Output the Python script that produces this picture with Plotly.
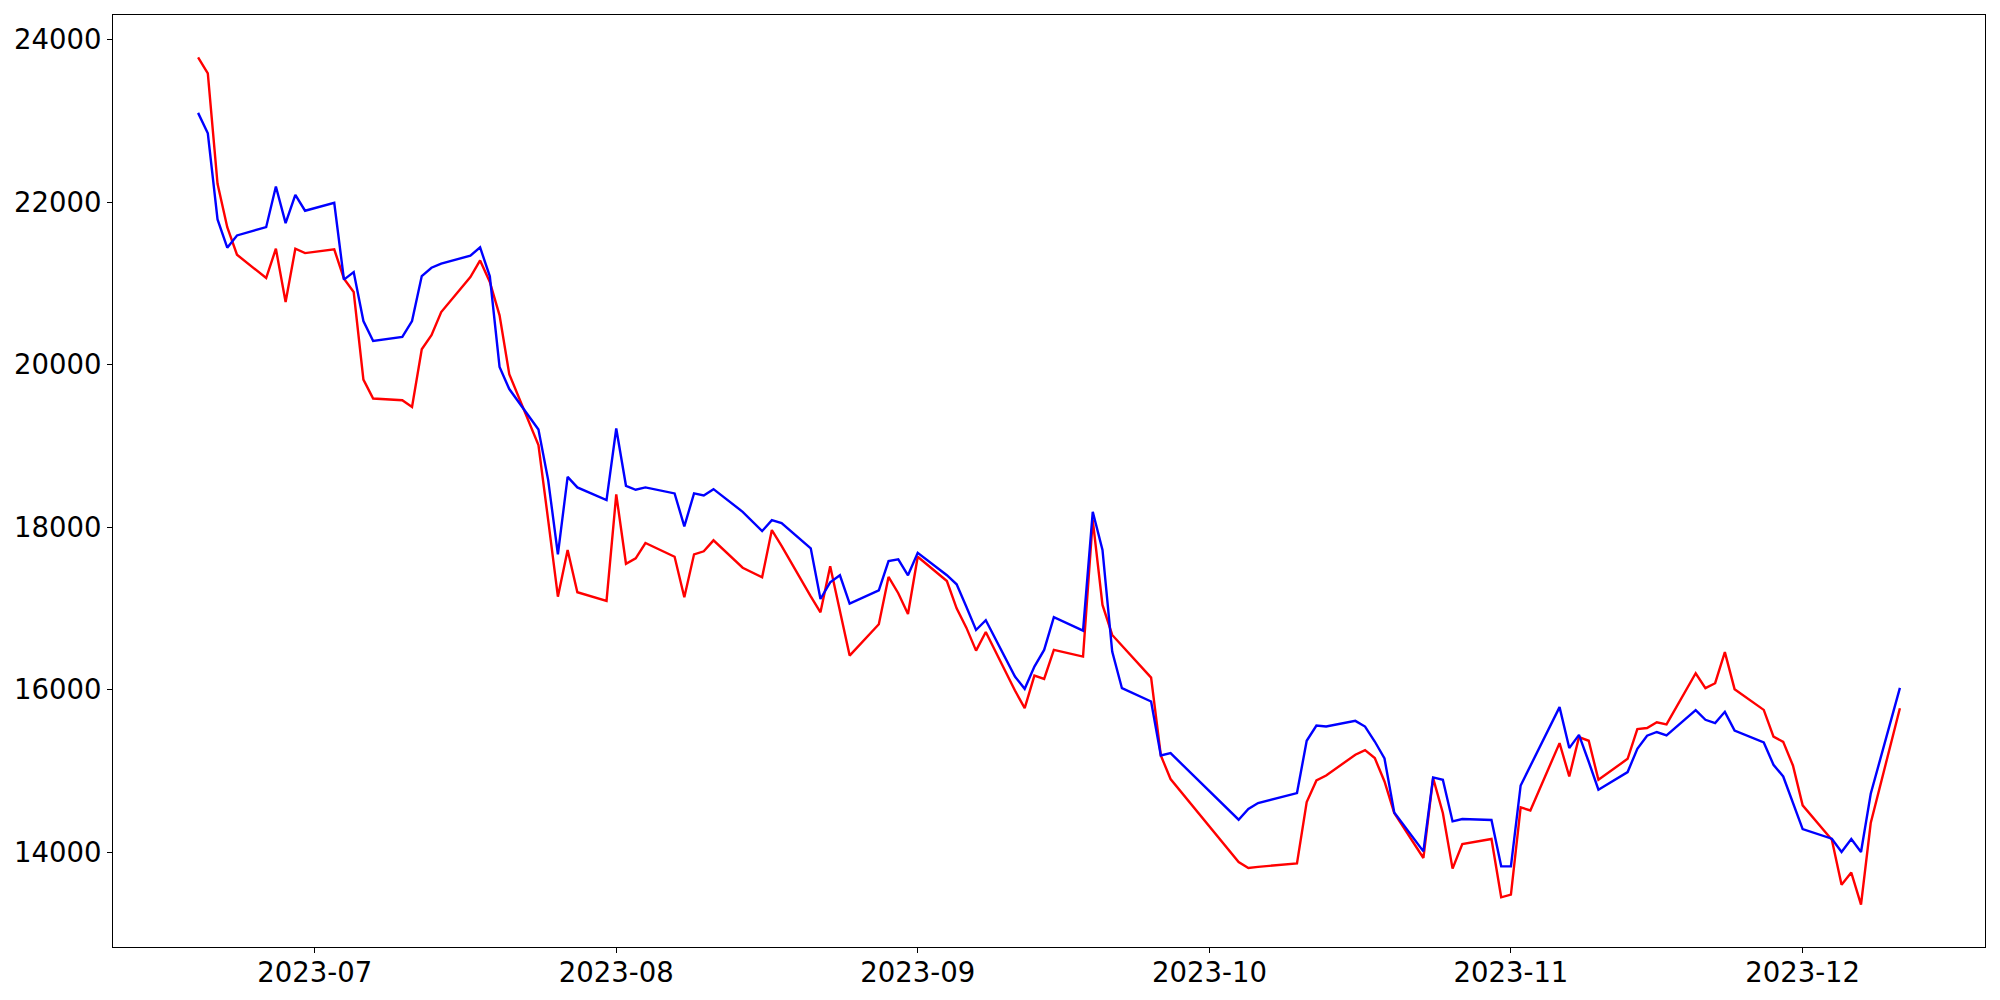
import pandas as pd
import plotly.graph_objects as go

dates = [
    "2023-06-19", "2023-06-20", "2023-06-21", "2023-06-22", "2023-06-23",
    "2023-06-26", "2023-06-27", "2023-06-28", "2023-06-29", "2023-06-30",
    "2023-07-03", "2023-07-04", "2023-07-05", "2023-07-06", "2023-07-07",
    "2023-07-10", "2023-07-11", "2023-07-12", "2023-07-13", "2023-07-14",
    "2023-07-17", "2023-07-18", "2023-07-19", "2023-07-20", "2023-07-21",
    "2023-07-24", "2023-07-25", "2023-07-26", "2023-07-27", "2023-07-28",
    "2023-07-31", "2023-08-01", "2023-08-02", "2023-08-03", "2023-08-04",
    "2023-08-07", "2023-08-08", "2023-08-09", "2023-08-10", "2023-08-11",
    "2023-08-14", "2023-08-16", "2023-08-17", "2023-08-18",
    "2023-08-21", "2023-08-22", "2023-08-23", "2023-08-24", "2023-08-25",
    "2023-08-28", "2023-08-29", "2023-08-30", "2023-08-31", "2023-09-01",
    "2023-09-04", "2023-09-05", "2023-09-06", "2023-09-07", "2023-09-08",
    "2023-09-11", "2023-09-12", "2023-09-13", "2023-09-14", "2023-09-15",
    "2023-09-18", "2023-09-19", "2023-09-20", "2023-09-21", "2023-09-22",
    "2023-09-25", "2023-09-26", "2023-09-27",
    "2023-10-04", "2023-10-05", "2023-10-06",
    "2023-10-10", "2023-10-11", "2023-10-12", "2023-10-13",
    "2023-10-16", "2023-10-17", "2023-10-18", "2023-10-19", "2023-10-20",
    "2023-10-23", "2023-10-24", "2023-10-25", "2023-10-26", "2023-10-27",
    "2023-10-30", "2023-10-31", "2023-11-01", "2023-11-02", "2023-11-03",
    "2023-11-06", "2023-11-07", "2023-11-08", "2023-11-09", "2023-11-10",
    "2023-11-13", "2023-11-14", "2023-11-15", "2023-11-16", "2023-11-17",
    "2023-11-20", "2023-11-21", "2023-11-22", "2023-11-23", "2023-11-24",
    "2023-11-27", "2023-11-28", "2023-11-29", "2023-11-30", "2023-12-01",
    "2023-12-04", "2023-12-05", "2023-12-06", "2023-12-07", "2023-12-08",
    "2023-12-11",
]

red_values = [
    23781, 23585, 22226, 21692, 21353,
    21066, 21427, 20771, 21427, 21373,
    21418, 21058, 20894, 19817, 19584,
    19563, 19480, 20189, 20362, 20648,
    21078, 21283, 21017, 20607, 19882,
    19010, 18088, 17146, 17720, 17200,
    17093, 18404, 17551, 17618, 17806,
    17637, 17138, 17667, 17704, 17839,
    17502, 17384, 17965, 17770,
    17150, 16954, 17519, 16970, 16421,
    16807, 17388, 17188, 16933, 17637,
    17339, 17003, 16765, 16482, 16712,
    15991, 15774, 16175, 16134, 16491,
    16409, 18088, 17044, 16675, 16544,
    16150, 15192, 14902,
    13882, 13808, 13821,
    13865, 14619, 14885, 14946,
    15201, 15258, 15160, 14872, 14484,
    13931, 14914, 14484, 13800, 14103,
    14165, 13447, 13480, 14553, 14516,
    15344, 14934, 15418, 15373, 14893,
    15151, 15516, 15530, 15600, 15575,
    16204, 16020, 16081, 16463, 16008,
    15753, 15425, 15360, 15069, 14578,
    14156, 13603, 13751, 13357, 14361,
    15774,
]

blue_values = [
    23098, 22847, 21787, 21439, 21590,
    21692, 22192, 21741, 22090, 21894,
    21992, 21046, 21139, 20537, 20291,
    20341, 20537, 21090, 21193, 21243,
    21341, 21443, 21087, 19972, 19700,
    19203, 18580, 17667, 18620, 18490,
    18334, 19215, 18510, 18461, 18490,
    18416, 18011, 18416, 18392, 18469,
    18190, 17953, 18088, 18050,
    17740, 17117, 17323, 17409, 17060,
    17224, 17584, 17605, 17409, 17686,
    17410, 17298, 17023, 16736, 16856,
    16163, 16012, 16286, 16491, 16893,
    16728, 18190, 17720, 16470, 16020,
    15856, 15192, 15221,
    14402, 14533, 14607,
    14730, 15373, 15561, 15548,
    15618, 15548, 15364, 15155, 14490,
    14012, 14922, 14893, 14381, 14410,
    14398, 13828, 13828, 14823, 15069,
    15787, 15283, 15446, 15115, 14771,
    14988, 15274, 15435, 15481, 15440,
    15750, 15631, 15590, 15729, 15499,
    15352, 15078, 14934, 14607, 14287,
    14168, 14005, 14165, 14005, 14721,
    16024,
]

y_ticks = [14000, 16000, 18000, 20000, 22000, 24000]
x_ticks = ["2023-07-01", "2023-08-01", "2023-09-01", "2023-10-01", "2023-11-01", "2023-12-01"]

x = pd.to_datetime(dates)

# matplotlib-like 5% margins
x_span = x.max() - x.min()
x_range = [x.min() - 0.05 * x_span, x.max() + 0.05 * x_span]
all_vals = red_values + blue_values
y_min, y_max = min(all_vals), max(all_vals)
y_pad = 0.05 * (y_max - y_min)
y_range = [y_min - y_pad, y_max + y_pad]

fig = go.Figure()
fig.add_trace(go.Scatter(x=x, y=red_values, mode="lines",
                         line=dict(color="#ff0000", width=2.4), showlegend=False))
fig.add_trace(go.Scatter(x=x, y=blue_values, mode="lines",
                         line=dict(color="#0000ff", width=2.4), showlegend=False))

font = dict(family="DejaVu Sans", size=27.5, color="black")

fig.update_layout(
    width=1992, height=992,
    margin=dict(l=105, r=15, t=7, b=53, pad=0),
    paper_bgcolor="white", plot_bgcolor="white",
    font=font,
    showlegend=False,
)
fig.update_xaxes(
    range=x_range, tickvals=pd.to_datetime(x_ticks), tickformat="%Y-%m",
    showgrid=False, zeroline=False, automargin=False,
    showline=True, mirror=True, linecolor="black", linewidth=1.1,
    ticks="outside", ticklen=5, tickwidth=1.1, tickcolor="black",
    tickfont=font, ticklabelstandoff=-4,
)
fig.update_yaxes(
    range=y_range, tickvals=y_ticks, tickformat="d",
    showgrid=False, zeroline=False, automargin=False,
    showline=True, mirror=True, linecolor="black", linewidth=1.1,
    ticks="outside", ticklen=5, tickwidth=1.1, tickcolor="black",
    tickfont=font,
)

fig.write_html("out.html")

--

• Short task: Repeat the full listing above exactly, with no pictures in the copy.

• Worked solution:
Output the Python script that produces this picture with Plotly.
import pandas as pd
import plotly.graph_objects as go

dates = [
    "2023-06-19", "2023-06-20", "2023-06-21", "2023-06-22", "2023-06-23",
    "2023-06-26", "2023-06-27", "2023-06-28", "2023-06-29", "2023-06-30",
    "2023-07-03", "2023-07-04", "2023-07-05", "2023-07-06", "2023-07-07",
    "2023-07-10", "2023-07-11", "2023-07-12", "2023-07-13", "2023-07-14",
    "2023-07-17", "2023-07-18", "2023-07-19", "2023-07-20", "2023-07-21",
    "2023-07-24", "2023-07-25", "2023-07-26", "2023-07-27", "2023-07-28",
    "2023-07-31", "2023-08-01", "2023-08-02", "2023-08-03", "2023-08-04",
    "2023-08-07", "2023-08-08", "2023-08-09", "2023-08-10", "2023-08-11",
    "2023-08-14", "2023-08-16", "2023-08-17", "2023-08-18",
    "2023-08-21", "2023-08-22", "2023-08-23", "2023-08-24", "2023-08-25",
    "2023-08-28", "2023-08-29", "2023-08-30", "2023-08-31", "2023-09-01",
    "2023-09-04", "2023-09-05", "2023-09-06", "2023-09-07", "2023-09-08",
    "2023-09-11", "2023-09-12", "2023-09-13", "2023-09-14", "2023-09-15",
    "2023-09-18", "2023-09-19", "2023-09-20", "2023-09-21", "2023-09-22",
    "2023-09-25", "2023-09-26", "2023-09-27",
    "2023-10-04", "2023-10-05", "2023-10-06",
    "2023-10-10", "2023-10-11", "2023-10-12", "2023-10-13",
    "2023-10-16", "2023-10-17", "2023-10-18", "2023-10-19", "2023-10-20",
    "2023-10-23", "2023-10-24", "2023-10-25", "2023-10-26", "2023-10-27",
    "2023-10-30", "2023-10-31", "2023-11-01", "2023-11-02", "2023-11-03",
    "2023-11-06", "2023-11-07", "2023-11-08", "2023-11-09", "2023-11-10",
    "2023-11-13", "2023-11-14", "2023-11-15", "2023-11-16", "2023-11-17",
    "2023-11-20", "2023-11-21", "2023-11-22", "2023-11-23", "2023-11-24",
    "2023-11-27", "2023-11-28", "2023-11-29", "2023-11-30", "2023-12-01",
    "2023-12-04", "2023-12-05", "2023-12-06", "2023-12-07", "2023-12-08",
    "2023-12-11",
]

red_values = [
    23781, 23585, 22226, 21692, 21353,
    21066, 21427, 20771, 21427, 21373,
    21418, 21058, 20894, 19817, 19584,
    19563, 19480, 20189, 20362, 20648,
    21078, 21283, 21017, 20607, 19882,
    19010, 18088, 17146, 17720, 17200,
    17093, 18404, 17551, 17618, 17806,
    17637, 17138, 17667, 17704, 17839,
    17502, 17384, 17965, 17770,
    17150, 16954, 17519, 16970, 16421,
    16807, 17388, 17188, 16933, 17637,
    17339, 17003, 16765, 16482, 16712,
    15991, 15774, 16175, 16134, 16491,
    16409, 18088, 17044, 16675, 16544,
    16150, 15192, 14902,
    13882, 13808, 13821,
    13865, 14619, 14885, 14946,
    15201, 15258, 15160, 14872, 14484,
    13931, 14914, 14484, 13800, 14103,
    14165, 13447, 13480, 14553, 14516,
    15344, 14934, 15418, 15373, 14893,
    15151, 15516, 15530, 15600, 15575,
    16204, 16020, 16081, 16463, 16008,
    15753, 15425, 15360, 15069, 14578,
    14156, 13603, 13751, 13357, 14361,
    15774,
]

blue_values = [
    23098, 22847, 21787, 21439, 21590,
    21692, 22192, 21741, 22090, 21894,
    21992, 21046, 21139, 20537, 20291,
    20341, 20537, 21090, 21193, 21243,
    21341, 21443, 21087, 19972, 19700,
    19203, 18580, 17667, 18620, 18490,
    18334, 19215, 18510, 18461, 18490,
    18416, 18011, 18416, 18392, 18469,
    18190, 17953, 18088, 18050,
    17740, 17117, 17323, 17409, 17060,
    17224, 17584, 17605, 17409, 17686,
    17410, 17298, 17023, 16736, 16856,
    16163, 16012, 16286, 16491, 16893,
    16728, 18190, 17720, 16470, 16020,
    15856, 15192, 15221,
    14402, 14533, 14607,
    14730, 15373, 15561, 15548,
    15618, 15548, 15364, 15155, 14490,
    14012, 14922, 14893, 14381, 14410,
    14398, 13828, 13828, 14823, 15069,
    15787, 15283, 15446, 15115, 14771,
    14988, 15274, 15435, 15481, 15440,
    15750, 15631, 15590, 15729, 15499,
    15352, 15078, 14934, 14607, 14287,
    14168, 14005, 14165, 14005, 14721,
    16024,
]

y_ticks = [14000, 16000, 18000, 20000, 22000, 24000]
x_ticks = ["2023-07-01", "2023-08-01", "2023-09-01", "2023-10-01", "2023-11-01", "2023-12-01"]

x = pd.to_datetime(dates)

# matplotlib-like 5% margins
x_span = x.max() - x.min()
x_range = [x.min() - 0.05 * x_span, x.max() + 0.05 * x_span]
all_vals = red_values + blue_values
y_min, y_max = min(all_vals), max(all_vals)
y_pad = 0.05 * (y_max - y_min)
y_range = [y_min - y_pad, y_max + y_pad]

fig = go.Figure()
fig.add_trace(go.Scatter(x=x, y=red_values, mode="lines",
                         line=dict(color="#ff0000", width=2.4), showlegend=False))
fig.add_trace(go.Scatter(x=x, y=blue_values, mode="lines",
                         line=dict(color="#0000ff", width=2.4), showlegend=False))

font = dict(family="DejaVu Sans", size=27.5, color="black")

fig.update_layout(
    width=1992, height=992,
    margin=dict(l=105, r=15, t=7, b=53, pad=0),
    paper_bgcolor="white", plot_bgcolor="white",
    font=font,
    showlegend=False,
)
fig.update_xaxes(
    range=x_range, tickvals=pd.to_datetime(x_ticks), tickformat="%Y-%m",
    showgrid=False, zeroline=False, automargin=False,
    showline=True, mirror=True, linecolor="black", linewidth=1.1,
    ticks="outside", ticklen=5, tickwidth=1.1, tickcolor="black",
    tickfont=font, ticklabelstandoff=-4,
)
fig.update_yaxes(
    range=y_range, tickvals=y_ticks, tickformat="d",
    showgrid=False, zeroline=False, automargin=False,
    showline=True, mirror=True, linecolor="black", linewidth=1.1,
    ticks="outside", ticklen=5, tickwidth=1.1, tickcolor="black",
    tickfont=font,
)

fig.write_html("out.html")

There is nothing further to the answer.